Survivor Fiji: Something Cruel Is About to Happen...Real Soon
They did a good job of building tension at the start of the episode, dropping off the whole team without any information. They are given things to build a shelter and food which makes them nervous because they know that the Survivor powers that be are from benevolent. This is sort of fun to watch although it makes me a bit sad for them because they have the sword of Damocles perched above their collective heads and they know it.

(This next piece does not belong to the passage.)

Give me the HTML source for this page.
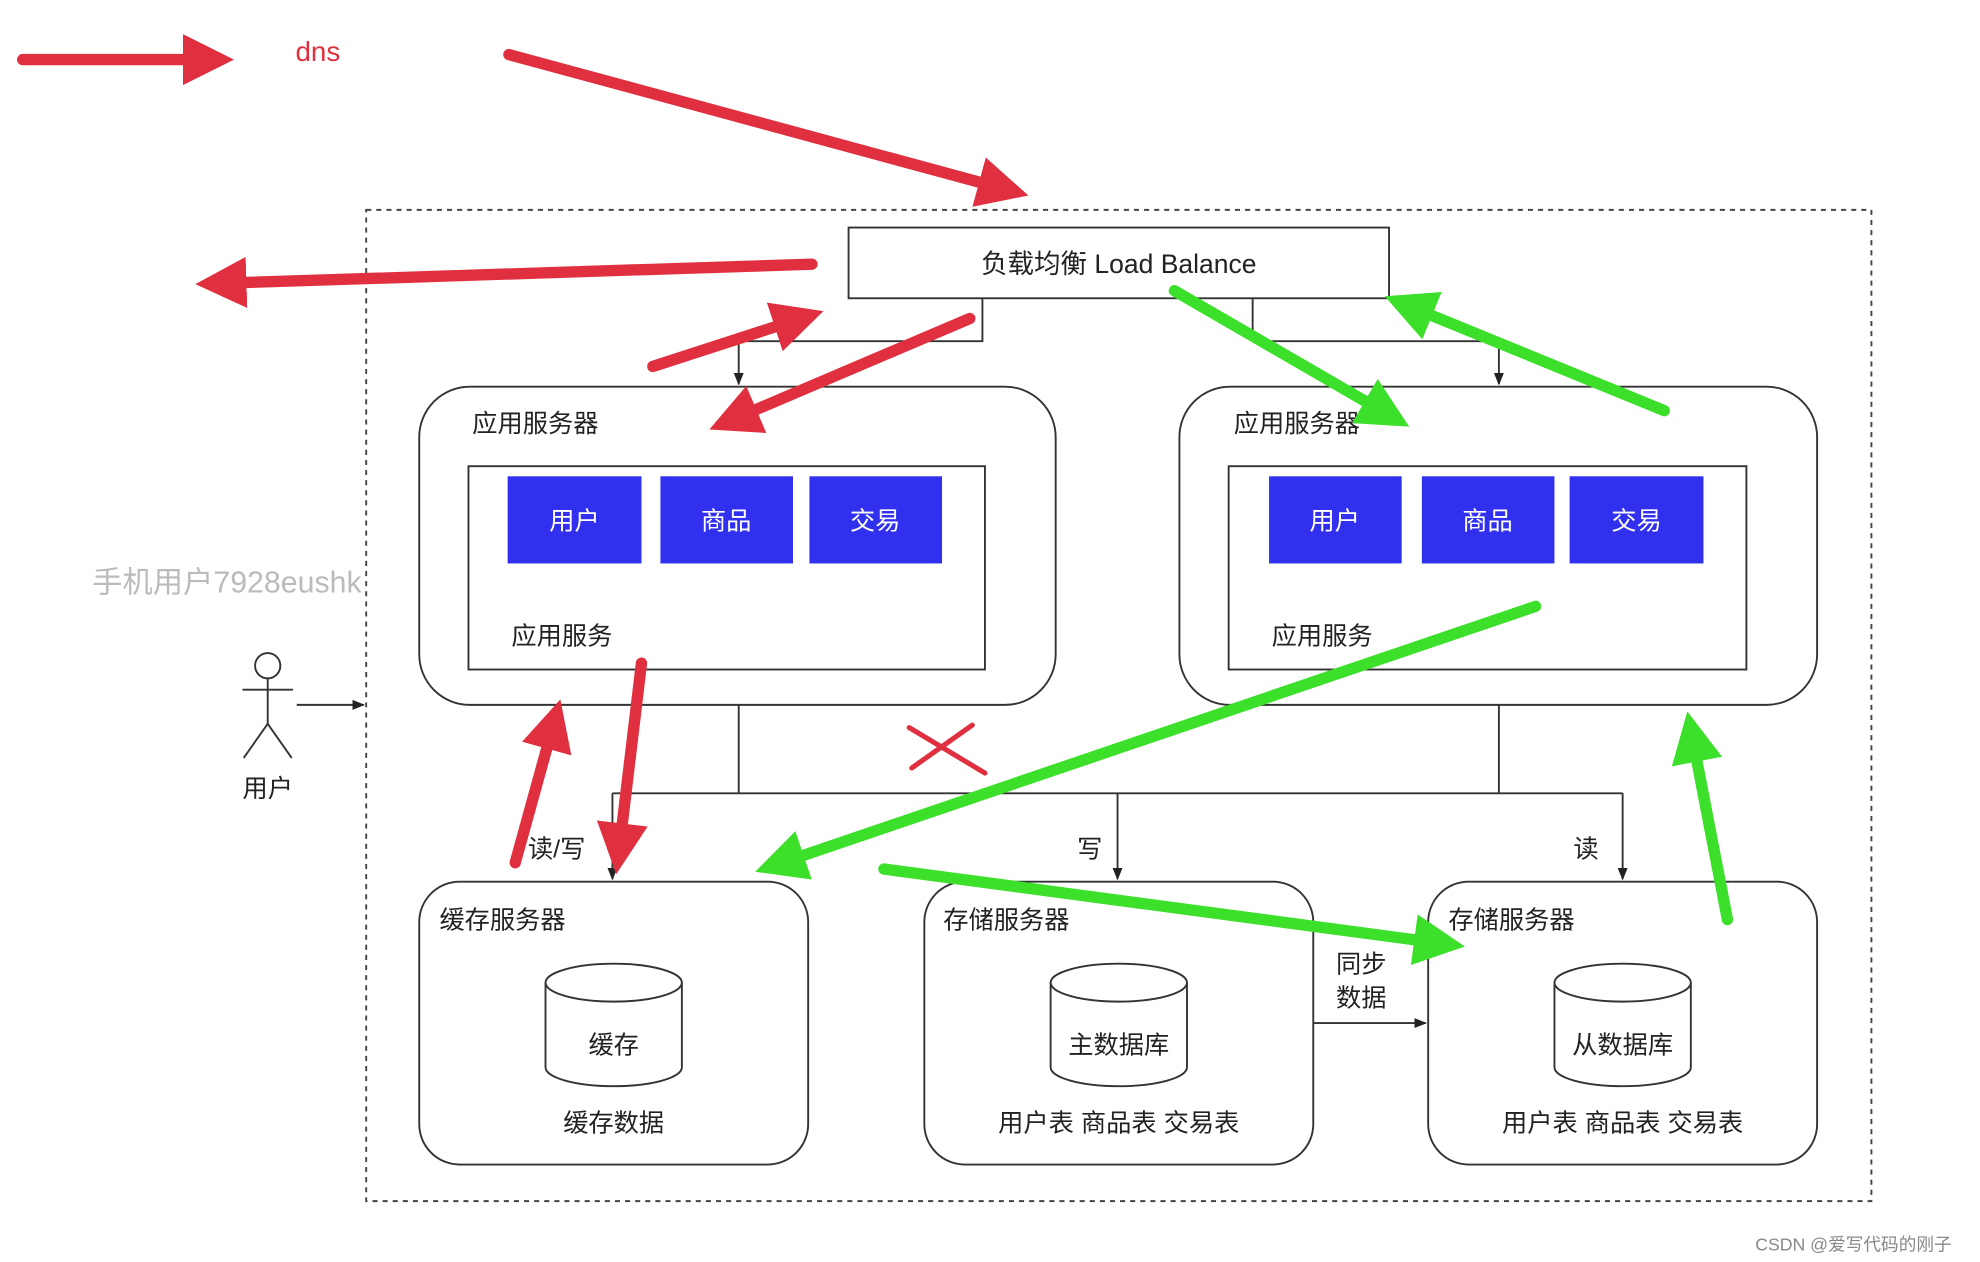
<!DOCTYPE html>
<html><head><meta charset="utf-8"><style>
html,body{margin:0;padding:0;background:#fff;}
svg{display:block;}
text{font-family:"Liberation Sans","Noto Sans CJK SC",sans-serif;}
</style></head><body>
<svg width="1980" height="1262" viewBox="0 0 1568 999" xmlns="http://www.w3.org/2000/svg">
<defs>
<marker id="ah" viewBox="0 0 4 4" refX="1.5" refY="2" markerWidth="4.5" markerHeight="4.5" orient="auto" markerUnits="strokeWidth"><path d="M0,0 L4,2 L0,4 z" fill="context-stroke"/></marker>
<marker id="r" viewBox="0 0 4 4" refX="1.5" refY="2" markerWidth="4.5" markerHeight="4.5" orient="auto" markerUnits="strokeWidth"><path d="M0,0 L4,2 L0,4 z" fill="#e03040"/></marker>
<marker id="g" viewBox="0 0 4 4" refX="1.5" refY="2" markerWidth="4.5" markerHeight="4.5" orient="auto" markerUnits="strokeWidth"><path d="M0,0 L4,2 L0,4 z" fill="#3ce02a"/></marker>
<marker id="k" viewBox="0 0 10 10" refX="9" refY="5" markerWidth="10" markerHeight="10" orient="auto" markerUnits="userSpaceOnUse"><path d="M0,1 L10,5 L0,9 z" fill="#222"/></marker>
</defs>
<rect x="290" y="166" width="1192" height="785" fill="none" stroke="#444" stroke-width="1.5" stroke-dasharray="4,4"/>
<!-- LB -->
<rect x="672" y="180" width="428" height="56" fill="#fff" stroke="#333" stroke-width="1.5"/>
<text x="886" y="216" font-size="21" text-anchor="middle" fill="#222">负载均衡 Load Balance</text>
<g stroke="#333" stroke-width="1.5" fill="none">
<polyline points="778,236 778,270 585,270 585,304" marker-end="url(#k)"/>
<polyline points="992,236 992,270 1187,270 1187,304" marker-end="url(#k)"/>
<polyline points="585,558 585,628"/>
<polyline points="1187,558 1187,628"/>
<polyline points="485,628 1285,628"/>
<polyline points="485,628 485,696" marker-end="url(#k)"/>
<polyline points="885,628 885,696" marker-end="url(#k)"/>
<polyline points="1285,628 1285,696" marker-end="url(#k)"/>
<polyline points="1040,810 1129,810" marker-end="url(#k)"/>
<polyline points="235,558 288,558" marker-end="url(#k)"/>
</g>
<!-- app servers -->
<g stroke="#333" stroke-width="1.5" fill="#fff">
<rect x="332" y="306" width="504" height="252" rx="40"/>
<rect x="371" y="369" width="409" height="161"/>
<rect x="934" y="306" width="505" height="252" rx="40"/>
<rect x="973" y="369" width="410" height="161"/>
<rect x="332" y="698" width="308" height="224" rx="32"/>
<rect x="732" y="698" width="308" height="224" rx="32"/>
<rect x="1131" y="698" width="308" height="224" rx="32"/>
</g>
<g fill="#3030ee">
<rect x="402" y="377" width="106" height="69"/><rect x="523" y="377" width="105" height="69"/><rect x="641" y="377" width="105" height="69"/>
<rect x="1005" y="377" width="105" height="69"/><rect x="1126" y="377" width="105" height="69"/><rect x="1243" y="377" width="106" height="69"/>
</g>
<g font-size="20" fill="#fff" text-anchor="middle">
<text x="455" y="419">用户</text><text x="575" y="419">商品</text><text x="693" y="419">交易</text>
<text x="1057" y="419">用户</text><text x="1178" y="419">商品</text><text x="1296" y="419">交易</text>
</g>
<g font-size="20" fill="#222">
<text x="374" y="342">应用服务器</text><text x="405" y="510">应用服务</text>
<text x="977" y="342">应用服务器</text><text x="1007" y="510">应用服务</text>
<text x="348" y="735">缓存服务器</text><text x="747" y="735">存储服务器</text><text x="1147" y="735">存储服务器</text>
<text x="418" y="679">读/写</text><text x="853" y="679">写</text><text x="1246" y="679">读</text>
<text x="1058" y="770">同步</text><text x="1058" y="797">数据</text>
<text x="212" y="631" text-anchor="middle">用户</text>
<text x="486" y="896" text-anchor="middle">缓存数据</text>
<text x="886" y="896" text-anchor="middle">用户表 商品表 交易表</text>
<text x="1285" y="896" text-anchor="middle">用户表 商品表 交易表</text>
</g>
<!-- cylinders -->
<g stroke="#333" stroke-width="1.5" fill="#fff">
<path d="M432,778 L432,845 A54,15 0 0 0 540,845 L540,778"/><ellipse cx="486" cy="778" rx="54" ry="15"/>
<path d="M832,778 L832,845 A54,15 0 0 0 940,845 L940,778"/><ellipse cx="886" cy="778" rx="54" ry="15"/>
<path d="M1231,778 L1231,845 A54,15 0 0 0 1339,845 L1339,778"/><ellipse cx="1285" cy="778" rx="54" ry="15"/>
</g>
<g font-size="20" fill="#222" text-anchor="middle">
<text x="486" y="834">缓存</text><text x="886" y="834">主数据库</text><text x="1285" y="834">从数据库</text>
</g>
<!-- stick figure -->
<g stroke="#333" stroke-width="1.5" fill="none">
<circle cx="212" cy="527" r="10"/>
<line x1="212" y1="537" x2="212" y2="573"/><line x1="192" y1="546" x2="232" y2="546"/>
<line x1="212" y1="573" x2="193" y2="600"/><line x1="212" y1="573" x2="231" y2="600"/>
</g>
<text x="73" y="469" font-size="24" fill="#bbb">手机用户7928eushk</text>
<text x="234" y="48" font-size="22" fill="#e03040">dns</text>
<text x="1390" y="990" font-size="14" fill="#888">CSDN @爱写代码的刚子</text>
<!-- red arrows -->
<g stroke="#e03040" stroke-width="9" fill="none" stroke-linecap="round">
<line x1="18" y1="47" x2="160" y2="47" marker-end="url(#r)"/>
<line x1="403" y1="43" x2="790" y2="148" marker-end="url(#r)"/>
<line x1="643" y1="209" x2="180" y2="224" marker-end="url(#r)"/>
<line x1="517" y1="290" x2="628" y2="254" marker-end="url(#r)"/>
<line x1="768" y1="252" x2="585" y2="330" marker-end="url(#r)"/>
<line x1="408" y1="683" x2="437" y2="578" marker-end="url(#r)"/>
<line x1="508" y1="525" x2="491" y2="667" marker-end="url(#r)"/>
<line x1="720" y1="576" x2="780" y2="612" stroke-width="4"/>
<line x1="722" y1="608" x2="770" y2="574" stroke-width="4"/>
</g>
<!-- green arrows -->
<g stroke="#3ce02a" stroke-width="9" fill="none" stroke-linecap="round">
<line x1="930" y1="230" x2="1094" y2="325" marker-end="url(#g)"/>
<line x1="1318" y1="325" x2="1120" y2="244" marker-end="url(#g)"/>
<line x1="1216" y1="480" x2="622" y2="682" marker-end="url(#g)"/>
<line x1="700" y1="688" x2="1135" y2="746" marker-end="url(#g)"/>
<line x1="1368" y1="728" x2="1341" y2="588" marker-end="url(#g)"/>
</g>
</svg>
</body></html>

Sylvia, the architect gets saddled with the choice of dividing the group into two tribes after the shelter has been built. It has to have been a tough call since she doesn't know which tribe, if any, she'll get hooked up with. Poor thing, she gets sent to snake-filled Exile Island until a tribe loses a member. This is a last minute idea, I think, because as Probst has said in interviews, the 20th member of this season's cast got cold feet and bailed out due to panic attacks (you can find an interview with her here).
Meanwhile the tribes compete for immunity and the chance to stay in the posh shelter they have created. Unfair? Pretty much. The Moto tribe wins and gets luxury and ease, Ravu gets a map and a machete. The funny thing about watching Moto frolic at their location is how they take it for granted as their reward for winning. I'm telling you, that couch is going to be a liability in the long run. The other tribe tries to make the best of things but instead of planning shelter and survival they roam around in tiny cliques trying to figure out who goes home. Jessica, a fashion stylist, finally gets the axe but it's not exactly a strong majority.
There are already a bunch of breakout characters, many with goofball nicknames. Boston is back in the form of "Rocky" the Stallone look-a-like who even has a Rocky-like hat and makes Stallone faces at every opportunity. People from my beloved hometown are always good for a bit of instigation on Survivor and Rocky is already getting his fair share of confessional clips. Plus he gets in a scuffle with Dreamz, the "cheerleading coach" who grew up homeless. These two are on opposite tribes now but if they both stick around I predict lingering tension. Also look for trouble from Erica, the Macy Gray lookalike who was the first person to hustle herself into an alliance. And Anthony has one of the most interesting jobs listed I have ever seen. "Expert witness locator?" Sounds cool but than the endless parade of bartenders and models.
The person who is probably the most likable so far is Yau-man, the tiny sage-like man who grew up on Borneo and he hopes that even though he is old he will stay since he can help with the coconut gathering and native vegetation identification. He's also a computer engineer so he is smart about things like opening boxes when the manly men get all aggro and start smashing rocks around. He's like Cao-Boi but without the far-out mysticism, Bruce but hopefully with the rock garden and gut pain. Maybe he is trying too hard but he's like MacGyver out there. Love him.